TASK PROMPT
Return each line containing the string "chart".
● ● ● ● ● ● ●
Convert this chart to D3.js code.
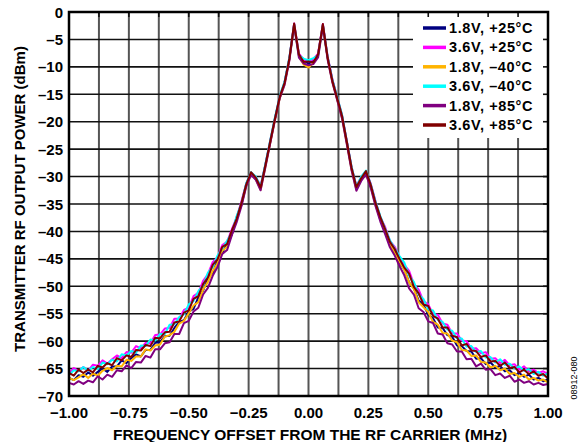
<!DOCTYPE html>
<html>
<head>
<meta charset="utf-8">
<script src="https://cdn.jsdelivr.net/npm/d3@7"></script>
<style>
  body { margin: 0; background: #fff; }
  text { font-family: Arial, "Liberation Sans", sans-serif; font-weight: bold; fill: #000; }
</style>
</head>
<body>
<svg id="chart" width="580" height="442"></svg>
<script>
// frequency offset (MHz), one sample every 0.02
const freq = [
  -1.00,-0.98,-0.96,-0.94,-0.92,-0.90,-0.88,-0.86,-0.84,-0.82,
  -0.80,-0.78,-0.76,-0.74,-0.72,-0.70,-0.68,-0.66,-0.64,-0.62,
  -0.60,-0.58,-0.56,-0.54,-0.52,-0.50,-0.48,-0.46,-0.44,-0.42,
  -0.40,-0.38,-0.36,-0.34,-0.32,-0.30,-0.28,-0.26,-0.24,-0.22,
  -0.20,-0.18,-0.16,-0.14,-0.12,-0.10,-0.08,-0.06,-0.04,-0.02,
   0.00, 0.02, 0.04, 0.06, 0.08, 0.10, 0.12, 0.14, 0.16, 0.18,
   0.20, 0.22, 0.24, 0.26, 0.28, 0.30, 0.32, 0.34, 0.36, 0.38,
   0.40, 0.42, 0.44, 0.46, 0.48, 0.50, 0.52, 0.54, 0.56, 0.58,
   0.60, 0.62, 0.64, 0.66, 0.68, 0.70, 0.72, 0.74, 0.76, 0.78,
   0.80, 0.82, 0.84, 0.86, 0.88, 0.90, 0.92, 0.94, 0.96, 0.98,
   1.00
];

// output power (dBm) per supply / temperature
const p18v25c = [
  -66.7,-67.1,-66.2,-66.5,-65.7,-66.3,-65.6,-65.0,-65.6,-64.6,
  -64.6,-63.5,-64.0,-63.1,-62.4,-62.8,-61.6,-61.6,-60.3,-60.2,
  -59.1,-59.0,-57.6,-56.5,-56.2,-54.6,-54.1,-52.0,-50.8,-48.4,
  -47.6,-45.2,-43.9,-42.1,-40.6,-37.4,-35.2,-31.4,-29.5,-30.2,
  -32.2,-27.9,-23.8,-19.4,-15.6,-12.9,-8.6,-2.2,-7.9,-8.8,
  -9.4,-8.9,-7.7,-2.3,-8.4,-12.5,-15.9,-19.1,-23.7,-28.6,
  -32.1,-30.3,-29.3,-31.8,-34.8,-37.9,-39.7,-42.4,-43.3,-45.7,
  -46.9,-49.3,-50.4,-52.6,-53.3,-55.2,-55.8,-57.5,-57.6,-58.9,
  -59.2,-60.8,-60.9,-61.8,-61.9,-63.2,-63.1,-64.2,-63.9,-64.8,
  -64.5,-65.5,-65.3,-66.2,-65.8,-66.5,-66.1,-67.0,-66.7,-67.3,
  -67.0
];
const p36v25c = [
  -65.9,-64.9,-65.4,-64.7,-65.4,-64.3,-64.5,-63.5,-64.1,-63.3,
  -62.6,-63.1,-62.0,-62.1,-60.9,-61.3,-60.3,-60.4,-58.9,-58.8,
  -57.7,-57.6,-55.9,-55.9,-54.3,-53.9,-51.8,-51.2,-49.0,-47.8,
  -45.6,-44.7,-42.5,-41.9,-39.6,-37.5,-34.5,-31.3,-29.3,-30.1,
  -31.7,-27.8,-23.5,-19.4,-15.4,-12.8,-8.4,-2.1,-7.6,-8.7,
  -9.0,-8.6,-7.6,-2.2,-8.1,-12.3,-15.6,-18.8,-23.5,-28.3,
  -31.7,-30.1,-29.0,-31.3,-34.5,-37.4,-39.2,-41.7,-42.8,-44.7,
  -46.1,-47.2,-49.6,-50.6,-52.7,-53.3,-55.1,-55.2,-56.8,-57.0,
  -58.6,-58.6,-59.9,-60.0,-61.4,-61.3,-62.2,-62.0,-63.2,-63.1,
  -64.0,-63.4,-64.4,-64.2,-65.2,-64.6,-65.5,-65.2,-65.8,-65.5,
  -66.0
];
const p18vm40c = [
  -66.7,-67.1,-66.6,-66.0,-66.7,-65.9,-66.3,-65.4,-64.9,-65.3,
  -64.5,-64.6,-63.4,-63.6,-62.8,-62.8,-61.5,-61.7,-60.8,-60.6,
  -59.2,-58.9,-58.3,-56.8,-56.3,-54.9,-53.5,-52.9,-50.6,-49.2,
  -47.2,-45.8,-43.5,-42.8,-40.3,-37.8,-35.1,-31.7,-29.6,-30.5,
  -32.4,-28.2,-23.9,-19.7,-15.7,-13.2,-8.7,-2.4,-8.1,-9.6,
  -10.1,-9.3,-8.0,-2.5,-8.5,-12.8,-16.0,-19.3,-24.0,-28.8,
  -32.4,-30.6,-29.5,-31.9,-35.2,-37.8,-40.2,-42.3,-43.9,-45.5,
  -47.0,-49.3,-50.5,-52.9,-53.8,-54.7,-56.5,-57.0,-58.5,-58.6,
  -59.9,-60.2,-61.6,-61.7,-62.7,-62.6,-63.8,-63.9,-64.8,-64.5,
  -65.3,-65.0,-66.0,-65.8,-66.5,-66.1,-67.0,-66.7,-67.2,-67.0,
  -67.5
];
const p36vm40c = [
  -66.2,-65.3,-65.5,-64.7,-65.4,-64.7,-65.1,-63.9,-64.2,-63.4,
  -63.7,-62.4,-62.6,-61.8,-62.1,-60.8,-60.9,-59.7,-59.9,-58.7,
  -58.7,-57.0,-56.9,-55.6,-55.1,-53.3,-52.7,-50.9,-49.9,-47.5,
  -46.5,-44.4,-43.1,-41.7,-40.2,-37.2,-34.9,-31.2,-29.2,-30.0,
  -31.8,-27.7,-23.4,-19.2,-15.3,-12.7,-8.3,-2.3,-7.9,-8.5,
  -8.8,-8.4,-7.9,-2.4,-8.2,-12.4,-15.5,-18.7,-23.6,-28.2,
  -31.8,-30.0,-28.9,-31.4,-34.6,-37.2,-39.5,-41.6,-43.1,-44.5,
  -45.7,-48.1,-49.2,-51.5,-52.3,-54.2,-54.4,-56.1,-56.5,-57.9,
  -58.1,-59.5,-59.5,-61.0,-60.9,-62.0,-61.8,-63.0,-62.9,-63.9,
  -63.3,-64.3,-64.1,-65.0,-64.6,-65.4,-65.1,-66.0,-65.6,-66.3,
  -65.9
];
const p18v85c = [
  -67.6,-67.9,-67.3,-67.8,-67.2,-67.5,-66.4,-67.0,-66.1,-66.5,
  -65.3,-65.5,-64.4,-64.9,-63.8,-63.9,-62.7,-63.0,-61.5,-61.5,
  -60.4,-60.2,-58.7,-58.7,-56.7,-56.3,-54.6,-53.9,-51.5,-50.3,
  -48.1,-46.5,-44.1,-43.4,-40.7,-38.3,-35.4,-31.8,-29.7,-30.6,
  -32.5,-28.3,-24.0,-19.7,-15.7,-13.3,-8.9,-2.5,-8.3,-9.4,
  -9.7,-9.5,-8.3,-2.6,-8.7,-12.9,-16.1,-19.4,-24.1,-28.9,
  -32.6,-30.8,-29.6,-32.1,-35.4,-38.2,-40.5,-42.9,-44.4,-46.3,
  -48.0,-50.4,-51.5,-54.0,-54.7,-56.4,-56.7,-58.6,-58.8,-60.4,
  -60.6,-61.9,-61.9,-63.3,-63.2,-64.6,-64.1,-65.2,-65.1,-66.2,
  -65.9,-66.7,-66.3,-67.4,-67.0,-67.6,-67.3,-67.9,-67.6,-68.0,
  -67.8
];
const p36v85c = [
  -65.8,-66.3,-65.2,-65.8,-65.2,-65.7,-64.5,-64.8,-64.0,-64.4,
  -63.1,-63.5,-62.6,-62.9,-61.6,-61.7,-60.7,-60.9,-59.4,-59.5,
  -58.4,-58.3,-56.6,-56.4,-54.8,-54.4,-52.3,-51.8,-49.6,-48.4,
  -46.1,-45.1,-42.8,-42.3,-39.8,-37.7,-34.8,-31.4,-29.2,-30.2,
  -32.0,-27.9,-23.6,-19.4,-15.4,-12.9,-8.5,-2.1,-7.7,-9.1,
  -9.0,-9.2,-7.7,-2.2,-8.3,-12.6,-15.7,-18.9,-23.6,-28.4,
  -31.9,-30.3,-29.0,-31.5,-34.8,-37.4,-39.6,-41.9,-43.2,-45.0,
  -46.6,-47.7,-50.1,-51.3,-53.3,-53.6,-55.4,-55.9,-57.5,-57.5,
  -59.0,-59.3,-60.8,-60.5,-61.7,-61.8,-62.9,-62.6,-63.7,-63.6,
  -64.5,-63.9,-64.9,-64.7,-65.7,-65.2,-66.0,-65.5,-66.3,-66.0,
  -66.8
];

const seriesData = [p18v25c, p36v25c, p18vm40c, p36vm40c, p18v85c, p36v85c];
const seriesNames = ["1.8V, +25°C", "3.6V, +25°C", "1.8V, \u201340°C", "3.6V, \u201340°C", "1.8V, +85°C", "3.6V, +85°C"];
const seriesColors = ["#000080", "#ff00ff", "#ffb400", "#00ffff", "#800080", "#800000"];

const xTicks = [-1, -0.75, -0.5, -0.25, 0, 0.25, 0.5, 0.75, 1];
const xGrid = [-0.875, -0.75, -0.625, -0.5, -0.375, -0.25, -0.125, 0, 0.125, 0.25, 0.375, 0.5, 0.625, 0.75, 0.875];
const yTicks = [0, -5, -10, -15, -20, -25, -30, -35, -40, -45, -50, -55, -60, -65, -70];

const svg = d3.select("#chart");
const margin = {left: 69, right: 32, top: 12, bottom: 46};
const W = 580, H = 442;

const x = d3.scaleLinear().domain([-1, 1]).range([margin.left, W - margin.right]);
const y = d3.scaleLinear().domain([-70, 0]).range([H - margin.bottom, margin.top]);

const dash = s => s.replace("-", "\u2013");

svg.append("rect").attr("width", W).attr("height", H).attr("fill", "#fff");

// grid
const grid = svg.append("g");
grid.selectAll(".vg").data(xGrid).enter().append("line")
  .attr("x1", d => x(d)).attr("x2", d => x(d))
  .attr("y1", y(0)).attr("y2", y(-70))
  .attr("stroke", "#555").attr("stroke-width", 2);
grid.selectAll(".hg").data(yTicks.slice(1, -1)).enter().append("line")
  .attr("x1", x(-1)).attr("x2", x(1))
  .attr("y1", d => y(d)).attr("y2", d => y(d))
  .attr("stroke", "#111").attr("stroke-width", 1.6);

// traces
const line = d3.line()
  .x((d, i) => x(freq[i]))
  .y(d => y(d));

svg.append("g").selectAll("path").data(seriesData).enter().append("path")
  .attr("d", line)
  .attr("fill", "none")
  .attr("stroke", (d, i) => seriesColors[i])
  .attr("stroke-width", 2)
  .attr("stroke-linejoin", "round");

// legend box hides the grid behind it
const legX = 413, legY = 12;
svg.append("rect")
  .attr("x", legX).attr("y", legY)
  .attr("width", x(1) - legX).attr("height", 126)
  .attr("fill", "#fff");

// short inner ticks stay visible on the border
const ticks = svg.append("g");
ticks.selectAll(".tt").data(xGrid).enter().append("line")
  .attr("x1", d => x(d)).attr("x2", d => x(d))
  .attr("y1", y(0)).attr("y2", y(0) + 5)
  .attr("stroke", "#111").attr("stroke-width", 1.6);
ticks.selectAll(".rt").data(yTicks.slice(1, -1)).enter().append("line")
  .attr("x1", x(1) - 5).attr("x2", x(1))
  .attr("y1", d => y(d)).attr("y2", d => y(d))
  .attr("stroke", "#111").attr("stroke-width", 1.6);

const leg = svg.append("g").selectAll("g").data(seriesNames).enter().append("g")
  .attr("transform", (d, i) => `translate(0,${28 + i * 19.4})`);
leg.append("line")
  .attr("x1", 423).attr("x2", 446)
  .attr("stroke", (d, i) => seriesColors[i])
  .attr("stroke-width", 3.5);
leg.append("text")
  .attr("x", 449).attr("y", 5)
  .style("font-size", "14.5px")
  .style("letter-spacing", "0.6px")
  .text(d => d);

// frame
svg.append("rect")
  .attr("x", x(-1)).attr("y", y(0))
  .attr("width", x(1) - x(-1)).attr("height", y(-70) - y(0))
  .attr("fill", "none").attr("stroke", "#000").attr("stroke-width", 2.5);

// tick labels
svg.append("g").selectAll("text").data(yTicks).enter().append("text")
  .attr("x", 63).attr("y", d => y(d) + 5.5)
  .attr("text-anchor", "end")
  .style("font-size", "15px")
  .text(d => dash(String(d)));

svg.append("g").selectAll("text").data(xTicks).enter().append("text")
  .attr("x", d => x(d)).attr("y", 418)
  .attr("text-anchor", "middle")
  .style("font-size", "15px")
  .text(d => dash(d3.format(".2f")(d)));

// axis titles
svg.append("text")
  .attr("x", 310).attr("y", 440)
  .attr("text-anchor", "middle")
  .style("font-size", "15.5px")
  .text("FREQUENCY OFFSET FROM THE RF CARRIER (MHz)");

svg.append("text")
  .attr("transform", "translate(25,199) rotate(-90)")
  .attr("text-anchor", "middle")
  .style("font-size", "15px")
  .text("TRANSMITTER RF OUTPUT POWER (dBm)");

svg.append("text")
  .attr("transform", "translate(577,378) rotate(-90)")
  .attr("text-anchor", "middle")
  .style("font-size", "9px")
  .style("font-weight", "normal")
  .text("08912-080");
</script>
</body>
</html>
● ● ● ● ● ● ●
FINISHED ANSWER
Convert this chart to D3.js code.
<svg id="chart" width="580" height="442"></svg>
const svg = d3.select("#chart");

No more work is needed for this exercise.